Par contre, l'existence de deux « projets » bien distincts à plusieurs siècles de distance permet d'expliquer beaucoup de choses : un plan de nef à trois vaisseaux avec trois absides en prolongement, l'absence de transept, caractérisent des nefs antérieures à l'an mille, la croisée d'ogives des voûtes postérieures à l'an 1150. Par ailleurs, le texte de Enrico Parlato nous révèle un détail intéressant :  « En 1207, l'église est solennellement consacrée en présence d'Innocent III et de 10 évêques ». Si cette consécration solennelle marque la fin des travaux, cela signifie la fin du second projet. Un deuxième projet qui utilise la croisée d'ogives. Nous pensons que cette croisée d'ogives est le moteur principal de l'architecture gothique. Et que sa propagation a dû être fulgurante. Nous disions auparavant qu'elle a dû naître aux alentours de 1200. Avec l'an 1207 nous n'en sommes pas très loin.


Les chapiteaux sont en tuf volcanique issus de la région. Il est fort probable que certains d'entre eux ont été faits à des périodes différentes.
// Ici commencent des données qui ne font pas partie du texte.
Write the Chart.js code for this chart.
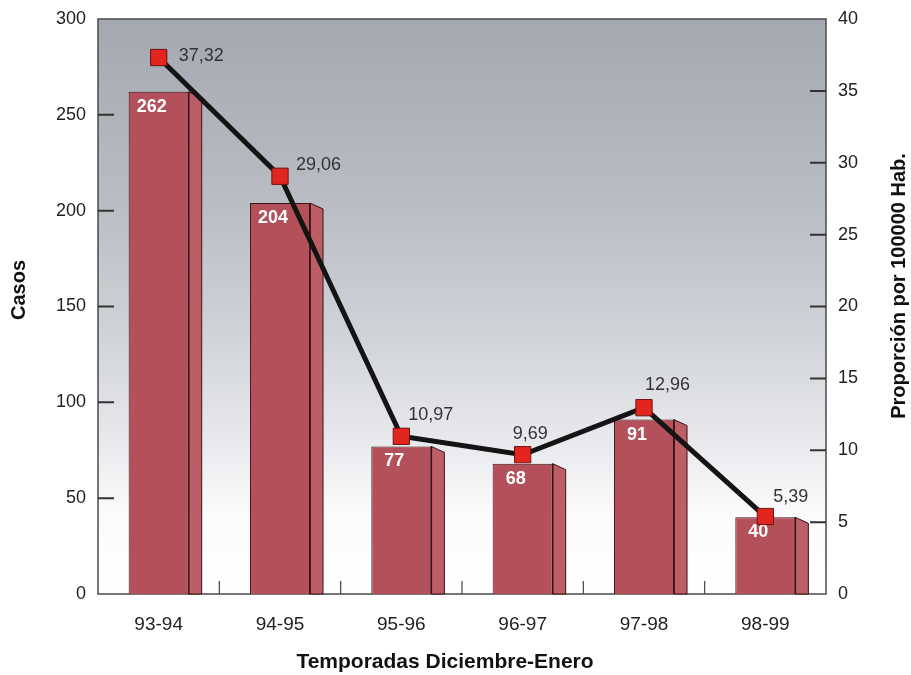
<!DOCTYPE html>
<html>
<head>
<meta charset="utf-8">
<script src="https://cdn.jsdelivr.net/npm/chart.js@4/dist/chart.umd.min.js"></script>
<style>
  html, body { margin: 0; padding: 0; background: #ffffff; }
  #wrap { width: 911px; height: 675px; position: relative; }
</style>
</head>
<body>
<div id="wrap"><canvas id="c" width="911" height="675"></canvas></div>
<script>
// Temporadas (diciembre-enero)
const seasons = ['93-94', '94-95', '95-96', '96-97', '97-98', '98-99'];
// Casos por temporada
const cases = [262, 204, 77, 68, 91, 40];
// Proporción por 100000 habitantes
const rate = [37.32, 29.06, 10.97, 9.69, 12.96, 5.39];
// Marcas de los ejes
const casesTicks = [0, 50, 100, 150, 200, 250, 300];
const rateTicks = [0, 5, 10, 15, 20, 25, 30, 35, 40];

const FONT = "'Liberation Sans', Arial, Helvetica, sans-serif";
const fmt = v => v.toFixed(2).replace('.', ',');

// Fondo degradado del área de trazado, marco y marcas interiores de los ejes
const frame = {
  id: 'frame',
  beforeDatasetsDraw(chart) {
    const { ctx, chartArea: a, scales } = chart;
    ctx.save();
    const g = ctx.createLinearGradient(0, a.top, 0, a.bottom);
    g.addColorStop(0, '#a4a8b0');
    g.addColorStop(0.3, '#b7bbc2');
    g.addColorStop(0.55, '#d0d3d8');
    g.addColorStop(0.75, '#eaebee');
    g.addColorStop(0.86, '#fbfbfc');
    g.addColorStop(1, '#ffffff');
    ctx.fillStyle = g;
    ctx.fillRect(a.left, a.top, a.right - a.left, a.bottom - a.top);

    ctx.strokeStyle = '#4a4a4a';
    ctx.lineWidth = 1.5;
    ctx.strokeRect(a.left, a.top, a.right - a.left, a.bottom - a.top);

    ctx.lineWidth = 2;
    ctx.strokeStyle = '#333';
    ctx.beginPath();
    casesTicks.slice(1, -1).forEach(v => {
      const y = scales.y.getPixelForValue(v);
      ctx.moveTo(a.left, y); ctx.lineTo(a.left + 16, y);
    });
    rateTicks.slice(1, -1).forEach(v => {
      const y = scales.y1.getPixelForValue(v);
      ctx.moveTo(a.right, y); ctx.lineTo(a.right - 16, y);
    });
    ctx.stroke();

    ctx.lineWidth = 1.2;
    ctx.strokeStyle = '#444';
    ctx.beginPath();
    for (let i = 1; i < seasons.length; i++) {
      const x = (scales.x.getPixelForValue(i - 1) + scales.x.getPixelForValue(i)) / 2;
      ctx.moveTo(x, a.bottom); ctx.lineTo(x, a.bottom - 13);
    }
    ctx.stroke();
    ctx.restore();
  }
};

// Cara lateral de las barras (efecto 3D) y etiquetas de casos
const bars3d = {
  id: 'bars3d',
  afterDatasetDraw(chart, args) {
    if (args.index !== 0) return;
    const { ctx } = chart;
    const meta = args.meta;
    ctx.save();
    meta.data.forEach((bar, i) => {
      const { x, y, base, width } = bar.getProps(['x', 'y', 'base', 'width'], true);
      const r = x + width / 2;
      const d = 13, s = 6;
      ctx.beginPath();
      ctx.moveTo(r, y);
      ctx.lineTo(r + d, y + s);
      ctx.lineTo(r + d, base);
      ctx.lineTo(r, base);
      ctx.closePath();
      ctx.fillStyle = '#bd5e67';
      ctx.fill();
      ctx.strokeStyle = '#3c1417';
      ctx.lineWidth = 1;
      ctx.stroke();
      ctx.beginPath();
      ctx.moveTo(r, y); ctx.lineTo(r, base);
      ctx.lineWidth = 1.5;
      ctx.stroke();

      ctx.fillStyle = '#ffffff';
      ctx.font = 'bold 18px ' + FONT;
      ctx.textAlign = 'center';
      ctx.textBaseline = 'middle';
      ctx.fillText(String(cases[i]), x - 7, y + 15);
    });
    ctx.restore();
  }
};

// Etiquetas de la proporción junto a cada punto
const rateLabels = {
  id: 'rateLabels',
  afterDatasetsDraw(chart, args, opts) {
    const { ctx } = chart;
    const meta = chart.getDatasetMeta(1);
    ctx.save();
    ctx.fillStyle = '#333';
    ctx.font = '18px ' + FONT;
    ctx.textAlign = 'left';
    ctx.textBaseline = 'middle';
    meta.data.forEach((pt, i) => {
      const [dx, dy] = opts.place[i];
      ctx.fillText(fmt(rate[i]), pt.x + dx, pt.y + dy);
    });
    ctx.restore();
  }
};

// Títulos de los ejes
const axisTitles = {
  id: 'axisTitles',
  afterDraw(chart) {
    const { ctx } = chart;
    ctx.save();
    ctx.fillStyle = '#111';
    ctx.textAlign = 'center';
    ctx.textBaseline = 'middle';

    ctx.font = 'bold 20px ' + FONT;
    ctx.save();
    ctx.translate(19, 290);
    ctx.rotate(-Math.PI / 2);
    ctx.fillText('Casos', 0, 0);
    ctx.restore();

    ctx.save();
    ctx.translate(899, 286);
    ctx.rotate(-Math.PI / 2);
    ctx.fillText('Proporción por 100000 Hab.', 0, 0);
    ctx.restore();

    ctx.font = 'bold 21px ' + FONT;
    ctx.fillText('Temporadas Diciembre-Enero', 445, 662);
    ctx.restore();
  }
};

new Chart(document.getElementById('c'), {
  data: {
    labels: seasons,
    datasets: [
      {
        type: 'bar',
        label: 'Casos',
        data: cases,
        yAxisID: 'y',
        backgroundColor: '#b3505a',
        borderColor: '#3c1417',
        borderWidth: 1,
        borderSkipped: 'bottom',
        categoryPercentage: 1,
        barPercentage: 0.495,
        order: 2
      },
      {
        type: 'line',
        label: 'Proporción por 100000 Hab.',
        data: rate,
        yAxisID: 'y1',
        borderColor: '#141414',
        borderWidth: 5,
        tension: 0,
        pointStyle: 'rect',
        pointRadius: 11.5,
        pointHoverRadius: 11.5,
        pointBackgroundColor: '#e2261f',
        pointBorderColor: '#6e1010',
        pointBorderWidth: 1,
        order: 1
      }
    ]
  },
  options: {
    responsive: false,
    animation: false,
    events: [],
    layout: { padding: { top: 19, left: 0, right: 0, bottom: 0 } },
    plugins: {
      legend: { display: false },
      tooltip: { enabled: false },
      rateLabels: { place: [[20, -1], [16, -11], [7, -21], [-10, -21], [1, -23], [8, -19]] }
    },
    scales: {
      x: {
        offset: true,
        grid: { display: false, drawTicks: false },
        border: { display: false },
        ticks: { color: '#222', font: { family: FONT, size: 19 }, padding: 19 },
        afterFit(s) { s.height = 81; }
      },
      y: {
        position: 'left',
        min: 0, max: 300,
        grid: { display: false, drawTicks: false },
        border: { display: false },
        afterBuildTicks(s) { s.ticks = casesTicks.map(v => ({ value: v })); },
        ticks: { color: '#222', font: { family: FONT, size: 18, lineHeight: 1 }, padding: 12 },
        afterFit(s) { s.width = 98; s.paddingTop = 0; }
      },
      y1: {
        position: 'right',
        min: 0, max: 40,
        grid: { display: false, drawTicks: false },
        border: { display: false },
        afterBuildTicks(s) { s.ticks = rateTicks.map(v => ({ value: v })); },
        ticks: { color: '#222', font: { family: FONT, size: 18, lineHeight: 1 }, padding: 12 },
        afterFit(s) { s.width = 85; s.paddingTop = 0; }
      }
    }
  },
  plugins: [frame, bars3d, rateLabels, axisTitles]
});
</script>
</body>
</html>
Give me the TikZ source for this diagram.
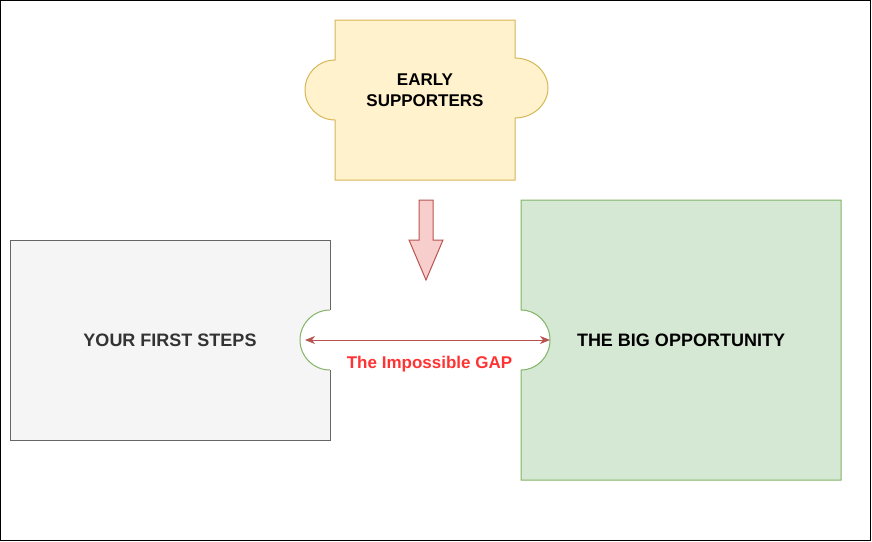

En particulier ceux situés dans les coins qui auraient été ajoutés lors du second projet.

Image 11 : Chapiteau ou imposte rectangulaire à décor de pampres de vigne. Chapiteau de coin à décor de feuilles de laurier. Chapiteau ou imposte rectangulaire : lion dominant.

Image 12 : Chapiteau de coin à décor d'entrelacs. Chapiteau ou imposte rectangulaire : griffons ?

Image 13 : Chapiteau de demi-colonne à décor de feuillages.

Image 14 : Chapiteau de demi-colonne à décor d'entrelacs.

Image 15 : Chapiteau de coin ; homme nu accroupi dans des feuillages.

Image 16 : Chapiteau ou imposte rectangulaire ; lions affrontés, l'un des deux montre ses dents, l'autre non.

Image 17 : Chapiteau ou imposte rectangulaire. Peut-être Daniel et un lion ?

Image 18 : Chapiteau ou imposte rectangulaire ; décor d'oves et d'une bande ondulée.



Datation envisagée pour l'église Santa Maria in Castello de Tarquinia (premier projet) : an 900 avec un écart de plus de 100 ans.